By Robert Barceló
Various forwarders, custom house brokers and shippers’ associations sent letters to the Federal Maritime Commission, supporting a petition filed by the Coalition for Fair Port Practices in December.
SOURCE: AMERICAN SHIPPER MAGAZINE BY CHRIS DUPIN |WEDNESDAY, FEBRUARY 08, 2017
A dozen forwarders, custom house brokers and shippers’ associations have sent letters supporting a petition filed in December with the Federal Maritime Commission (FMC) that asked the agency to address fees imposed on shippers when they can’t pick-up and return cargo, containers and chassis for reasons beyond their control.
The petition was filed by the Coalition for Fair Port Practices, a group of 25 members that represent shippers, receivers, motor carriers, port draymen, freight forwarders, third-party logistics companies and customs brokers.
The FMC has invited comments to be submitted by Feb. 28, and has been posting them on the docket website.
Companies supporting the petition include: Unipac Shipping Inc., Mersant International, and B&H Customs Services, all of which are located in New York City; EWC Global Logistics of Rockville Center, N.Y.; Charlotte Customhouse Brokers Inc. of Davidson, N.C.; John A. Steer Co. of Philadelphia; Pride International of Baltimore; Western Overseas Corp. of Long Beach, Calif.; John S. James Co. of Savannah, Ga.; Eur-A-Med Shipping Ltd. of Charleston, S.C.; and the American Cotton Shippers Association (ACSA) of Memphis, Tenn.

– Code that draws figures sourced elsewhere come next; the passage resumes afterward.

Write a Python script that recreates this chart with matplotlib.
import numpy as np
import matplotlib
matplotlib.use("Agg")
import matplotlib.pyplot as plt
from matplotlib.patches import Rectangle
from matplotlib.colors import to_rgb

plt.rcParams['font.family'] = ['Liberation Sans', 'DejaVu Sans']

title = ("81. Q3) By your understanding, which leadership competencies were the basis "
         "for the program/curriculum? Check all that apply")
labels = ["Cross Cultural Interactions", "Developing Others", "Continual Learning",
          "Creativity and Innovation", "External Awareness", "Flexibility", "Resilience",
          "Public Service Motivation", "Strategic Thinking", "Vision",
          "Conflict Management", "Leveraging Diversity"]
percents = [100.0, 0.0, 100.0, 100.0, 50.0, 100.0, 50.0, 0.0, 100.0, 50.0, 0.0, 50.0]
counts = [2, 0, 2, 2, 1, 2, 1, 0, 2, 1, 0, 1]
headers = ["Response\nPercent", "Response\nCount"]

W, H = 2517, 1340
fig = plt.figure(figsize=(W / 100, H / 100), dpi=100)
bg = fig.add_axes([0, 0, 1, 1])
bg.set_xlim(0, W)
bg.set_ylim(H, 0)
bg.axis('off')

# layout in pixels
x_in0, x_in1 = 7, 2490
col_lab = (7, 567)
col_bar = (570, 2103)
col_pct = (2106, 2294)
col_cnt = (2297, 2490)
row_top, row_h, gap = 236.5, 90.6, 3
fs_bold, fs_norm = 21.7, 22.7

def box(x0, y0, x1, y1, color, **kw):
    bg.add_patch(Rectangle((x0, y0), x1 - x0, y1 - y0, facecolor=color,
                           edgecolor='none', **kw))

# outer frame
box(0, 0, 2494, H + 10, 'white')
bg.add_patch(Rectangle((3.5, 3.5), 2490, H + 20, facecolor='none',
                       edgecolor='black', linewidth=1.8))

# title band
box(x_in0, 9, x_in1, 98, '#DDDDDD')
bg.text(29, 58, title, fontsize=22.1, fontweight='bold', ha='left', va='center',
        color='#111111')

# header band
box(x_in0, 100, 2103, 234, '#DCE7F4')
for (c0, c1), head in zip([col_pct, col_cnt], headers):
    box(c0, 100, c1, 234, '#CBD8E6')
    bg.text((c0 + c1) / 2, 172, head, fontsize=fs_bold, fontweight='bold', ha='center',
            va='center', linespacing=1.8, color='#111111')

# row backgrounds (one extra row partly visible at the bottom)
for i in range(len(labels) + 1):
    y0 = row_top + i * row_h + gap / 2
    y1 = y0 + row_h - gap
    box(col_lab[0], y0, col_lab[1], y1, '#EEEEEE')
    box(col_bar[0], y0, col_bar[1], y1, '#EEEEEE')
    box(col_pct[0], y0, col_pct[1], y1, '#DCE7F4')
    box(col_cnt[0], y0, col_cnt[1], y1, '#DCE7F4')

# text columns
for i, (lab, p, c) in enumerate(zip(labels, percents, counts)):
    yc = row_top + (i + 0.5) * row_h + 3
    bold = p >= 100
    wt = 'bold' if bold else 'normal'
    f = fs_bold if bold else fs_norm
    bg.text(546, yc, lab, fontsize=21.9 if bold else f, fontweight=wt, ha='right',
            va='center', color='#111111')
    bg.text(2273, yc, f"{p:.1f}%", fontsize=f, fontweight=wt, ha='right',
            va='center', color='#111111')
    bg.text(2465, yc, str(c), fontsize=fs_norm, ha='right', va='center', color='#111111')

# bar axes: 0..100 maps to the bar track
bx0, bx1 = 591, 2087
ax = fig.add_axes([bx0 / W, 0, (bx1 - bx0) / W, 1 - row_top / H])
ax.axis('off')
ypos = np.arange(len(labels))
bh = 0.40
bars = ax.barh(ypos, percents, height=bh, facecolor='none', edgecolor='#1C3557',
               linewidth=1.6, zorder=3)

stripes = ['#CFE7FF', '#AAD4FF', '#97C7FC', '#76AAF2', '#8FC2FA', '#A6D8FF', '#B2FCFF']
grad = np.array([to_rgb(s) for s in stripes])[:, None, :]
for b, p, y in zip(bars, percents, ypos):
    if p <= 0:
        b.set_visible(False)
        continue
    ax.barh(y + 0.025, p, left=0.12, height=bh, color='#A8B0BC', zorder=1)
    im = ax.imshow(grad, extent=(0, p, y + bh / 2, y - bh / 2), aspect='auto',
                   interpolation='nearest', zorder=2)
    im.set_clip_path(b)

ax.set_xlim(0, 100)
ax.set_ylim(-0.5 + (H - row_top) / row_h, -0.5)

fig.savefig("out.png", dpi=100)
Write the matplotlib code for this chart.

ACSA President and CEO William May said the policy statement requested by the coalition in December “would help bring about more reasonable demurrage and detention practices for cargo moving through our nation’s seaports.”
He said, “Our members have experienced repeated incidents of severe congestion at container terminals in ports on both the West Coast and East Coast in different crop marketing years, which have prevented our members from delivery of their cargo to the terminal.”
In addition, May noted how the cotton they are trying to bring to terminals often originates far away in the interior of the country. “As merchants, our members bear all commercial risks from the point an export sale is concluded,” he said. “Any unanticipated costs cannot be passed along to foreign customers and directly affect the viability of member firms.”
Meanwhile, Paxton International Vice President Shannon Viveiros wrote, “It is clear that some carriers and terminals have used the unfortunate circumstances that unfolded after the Hanjin bankruptcy, the West Coast labor disputes, and other disruptive events. There are vast inconsistencies in the conduct of carriers and terminals with respect to free time, demurrage and detention practices as well as a lack of clarity in regards to what constitutes reasonable practices” under the Shipping Act, which is found in U.S. Code Section 41102(c).
That section says, “A common carrier, marine terminal operator, or ocean transportation intermediary may not fail to establish, observe, and enforce just and reasonable regulations and practices relating to or connected with receiving, handling, storing or delivering property.”
EWC President Patrick Caulfield said, “The existing system of arguing with the carriers or ports over the propriety of receiving demurrage or detention bills in these circumstances or, if the carrier or ports refuse to listen, in challenging the bills at the Commission, even with the assistance of the Consumer Affairs Dispute Resolution Service, is consuming and unwieldy.
“For that reason, we believe the Commission should consider adopting a policy or rule, as proposed by the Coalition, that makes it clear that it would be inappropriate for the carriers and MTOs to assess demurrage and detention charges in situations where the delays are clearly beyond the control or fault of the OTIs and their customers,” he added.